Heading to Cartagena, we flew from Medellin, and on my way back to the US, I flew Spirit to NYC, stopping in Fort Lauderdale for a few hours.
Once at the airport, you can grab a taxi to wherever you’re staying in town. If you’re flying international, there’ll be automatic reservation machines in the airport. If you’re coming in on a domestic flight, there’s an agent and ticket booth outside of the terminal, and to the left. Both ways, if you’re headed to Getsemani, it shouldn’t be more than 14-16 COP ($3-4 USD).
Getting Around: The historic centre and its surroundings are walkable, so if you stay in that area, you can plan on getting around by foot.
If you’re covering a larger distance, taxis are plentiful on the street. Be sure to agree on cost before getting in- Cartagena taxis don’t have metres.
When to Visit: We visited in early February, when temps are cooler and there’s usually a nice sea breeze to cool visitors off.
Before going, friends had warned us it would be unbearably humid, but we actually felt cool at times- especially in the evenings. Mosquitos also weren’t an issue as it was the midst of Cartagena’s dry season.
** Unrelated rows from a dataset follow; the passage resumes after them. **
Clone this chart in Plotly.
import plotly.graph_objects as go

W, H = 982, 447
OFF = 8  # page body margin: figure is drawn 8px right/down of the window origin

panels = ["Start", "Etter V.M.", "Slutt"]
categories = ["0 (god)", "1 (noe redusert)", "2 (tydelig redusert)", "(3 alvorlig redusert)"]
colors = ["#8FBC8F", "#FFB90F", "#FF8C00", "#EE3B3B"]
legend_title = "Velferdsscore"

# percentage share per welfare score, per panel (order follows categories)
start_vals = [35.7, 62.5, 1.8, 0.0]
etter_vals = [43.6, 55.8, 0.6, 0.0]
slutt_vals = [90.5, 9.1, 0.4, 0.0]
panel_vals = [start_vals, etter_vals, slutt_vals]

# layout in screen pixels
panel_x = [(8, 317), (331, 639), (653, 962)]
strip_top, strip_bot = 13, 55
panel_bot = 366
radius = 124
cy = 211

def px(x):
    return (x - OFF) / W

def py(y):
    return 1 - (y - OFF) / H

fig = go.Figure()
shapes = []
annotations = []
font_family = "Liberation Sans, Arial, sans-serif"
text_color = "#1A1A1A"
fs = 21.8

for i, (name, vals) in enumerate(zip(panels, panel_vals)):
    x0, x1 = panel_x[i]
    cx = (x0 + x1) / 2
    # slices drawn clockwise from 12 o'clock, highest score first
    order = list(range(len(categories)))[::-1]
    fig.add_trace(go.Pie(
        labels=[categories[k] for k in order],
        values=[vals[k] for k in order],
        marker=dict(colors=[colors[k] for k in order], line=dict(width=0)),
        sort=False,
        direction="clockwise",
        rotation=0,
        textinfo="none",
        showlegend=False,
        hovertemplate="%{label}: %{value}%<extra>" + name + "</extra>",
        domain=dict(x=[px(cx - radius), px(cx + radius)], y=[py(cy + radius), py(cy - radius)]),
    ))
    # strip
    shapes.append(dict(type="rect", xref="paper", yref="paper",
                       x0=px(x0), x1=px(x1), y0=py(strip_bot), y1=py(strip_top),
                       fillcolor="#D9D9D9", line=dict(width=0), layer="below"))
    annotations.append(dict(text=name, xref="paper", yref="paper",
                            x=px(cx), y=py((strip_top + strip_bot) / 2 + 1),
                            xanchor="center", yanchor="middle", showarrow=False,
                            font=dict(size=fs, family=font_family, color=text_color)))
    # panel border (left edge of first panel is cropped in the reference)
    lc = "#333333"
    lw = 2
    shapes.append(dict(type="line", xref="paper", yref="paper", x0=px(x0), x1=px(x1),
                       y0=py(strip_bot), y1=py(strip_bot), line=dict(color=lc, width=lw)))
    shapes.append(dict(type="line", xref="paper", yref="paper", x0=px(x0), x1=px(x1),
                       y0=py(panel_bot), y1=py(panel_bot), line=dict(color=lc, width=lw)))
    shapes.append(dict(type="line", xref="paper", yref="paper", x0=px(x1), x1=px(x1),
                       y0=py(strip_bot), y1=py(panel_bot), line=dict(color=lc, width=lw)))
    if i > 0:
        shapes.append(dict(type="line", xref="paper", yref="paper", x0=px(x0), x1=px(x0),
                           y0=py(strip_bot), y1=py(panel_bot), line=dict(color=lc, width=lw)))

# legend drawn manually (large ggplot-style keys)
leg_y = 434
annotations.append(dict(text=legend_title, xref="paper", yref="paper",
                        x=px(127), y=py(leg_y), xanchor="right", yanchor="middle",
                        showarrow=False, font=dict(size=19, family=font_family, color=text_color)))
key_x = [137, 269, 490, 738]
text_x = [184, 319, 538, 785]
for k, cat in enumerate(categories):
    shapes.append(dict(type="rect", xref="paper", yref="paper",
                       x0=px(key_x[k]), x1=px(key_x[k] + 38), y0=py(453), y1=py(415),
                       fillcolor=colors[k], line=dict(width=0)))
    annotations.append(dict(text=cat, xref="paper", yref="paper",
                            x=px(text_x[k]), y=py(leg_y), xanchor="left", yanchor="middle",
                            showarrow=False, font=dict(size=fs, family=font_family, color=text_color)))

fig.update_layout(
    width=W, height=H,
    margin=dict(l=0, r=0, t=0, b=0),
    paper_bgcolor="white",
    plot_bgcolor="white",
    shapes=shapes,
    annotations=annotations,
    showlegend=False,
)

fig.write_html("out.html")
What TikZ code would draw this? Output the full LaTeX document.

Tipping: Tipping is common practice in Colombia. Be prepared to add ‘con diez’ or ‘con quince’ to your bill.
Wifi Access: Most cafes had free WiFi, although we had Tigo SIMs and weren’t too worried about being connected.
SIM Card Options: We we entered Colombia earlier in the month in Medellin, we bought sims from a convenience store in the Medellin airport.
We went with Tigo, which cost $6 USD for 2.5 GB of data. Not super cheap, but also not too expensive, and much less hassle, buying at the airport, than trying to find a seller in the city.
In Cartagena, we needed to top up our SIMs, and found an arcade, full of Tigo and Claro shops just outside the old town. We walked around, saying, ‘Recarga?’, and eventually had one vendor offer to help load us back up. To find this arcade, just Google search, ‘Tigo store, Cartagena’ – there’s only one map location near the old town.
Have you ever visited Cartagena? Is it a destination on your list of places to visit one day?Would you add anything to this guide to Cartagena?